Abstract
Deploying a solution for handling critical decision-based problem efficiently requires the processing of high-dimensional data. Over the years, due to modern technological advancement, unprecedented volume of uncertain data is been captured and this has necessitated the need to organize such data for better data access performance. To this effect, the use of indexing technique for supporting, organizing, and storing of uncertain data with high dimensionality has become pertinent. However, the choice of an indexing technique to improve search performance is highly influenced by the properties of the underlying data set, data construction methods employed by the indexing structure, and the query types it supports. This paper is motivated to conduct an extensive performance analysis among existing indexing techniques, namely: R-tree, R*-tree and X-tree, in order to realize the most efficient indexing structure for organizing, storing and ultimately improving search performance over uncertain data with high dimensionality. The results of the analyses with regard to CPU processing time and number of nodes visited clearly show the superiority of X-tree over R-tree and R*-tree, as its superiority holds for different data set sizes, data distributions, number of dimensions and even with varying selectivity ratio.
Highlights
Modern technological advancements seen in computing sphere today, have been responsible for generating or capturing high-dimensional data sets with huge number of objects
The quest for processing high-dimensional data has resulted in a number of innovative indexing techniques which are found useful in many applications, like Geographical Information Systems (GIS), robotics, environmental protection, metric spaces, medical imaging, and geosciences, as they are geometrically suited for both point and spatial data [2], [3], [5]–[7], [9], [11], [12], [14], [16], [18], [24], [28], [30], [41], [43], [46]
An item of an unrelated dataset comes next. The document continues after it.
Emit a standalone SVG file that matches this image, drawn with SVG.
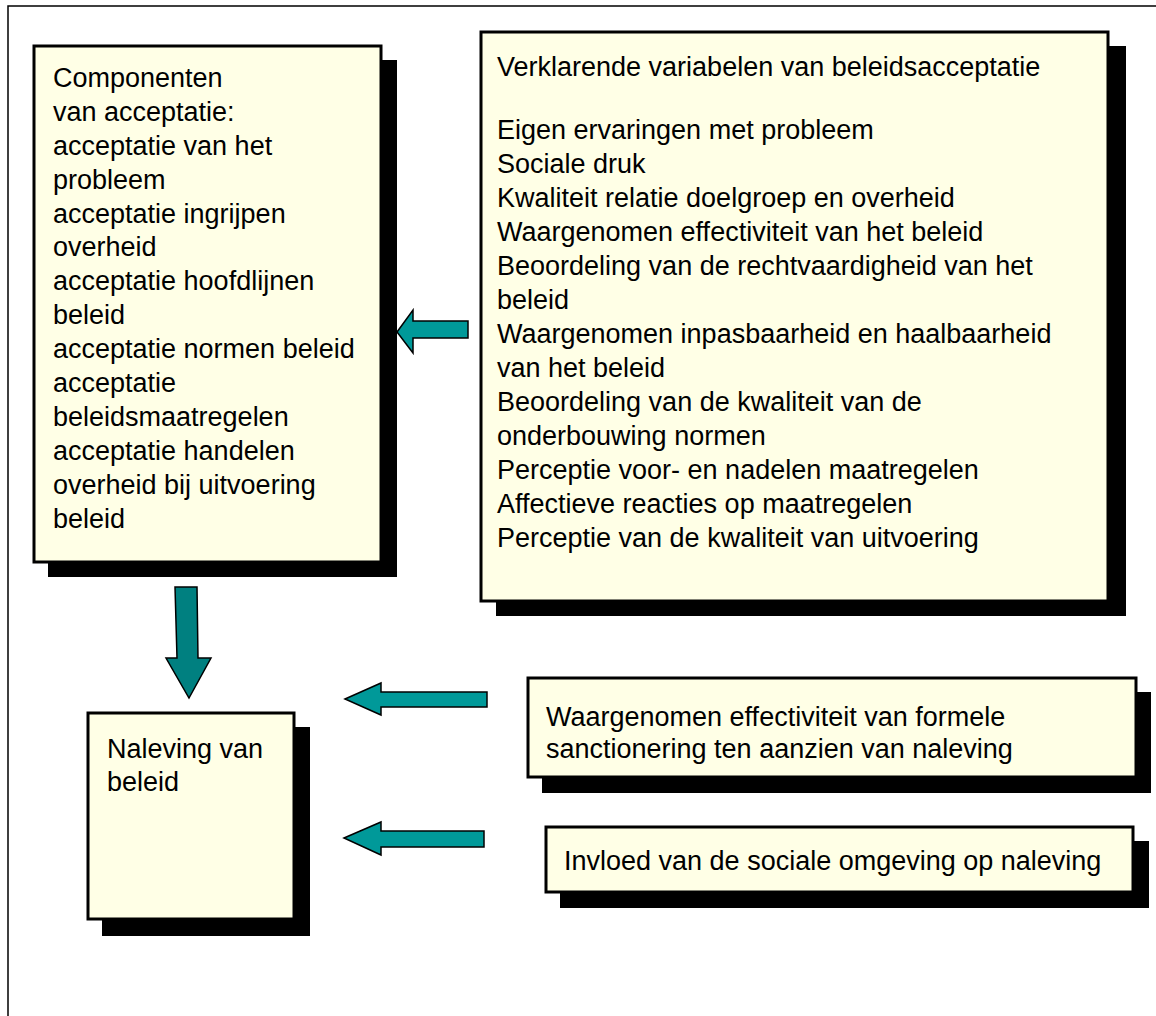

The number of nodes visited by the R-tree structure remains very high for the synthetic data set while in real data set it remains slightly higher than that of R*-tree and X -tree structures. This is due to the optimization heuristics of minimizing margins which was employed by both X -tree and R*-tree indexing structures
Summary
Modern technological advancements seen in computing sphere today, have been responsible for generating or capturing high-dimensional data sets with huge number of objects. The choice of indexing structures for organizing large data set is accentuated by its ability to generally support both point and spatial data, where the spatial data structures require no transformation to improve data storage via better spatial clustering. This is further justified by the work of [12], where the authors were able to realize the performance of the index-based structures over the sorted-based methods when data objects are clustered together in an MBR for effective pruning.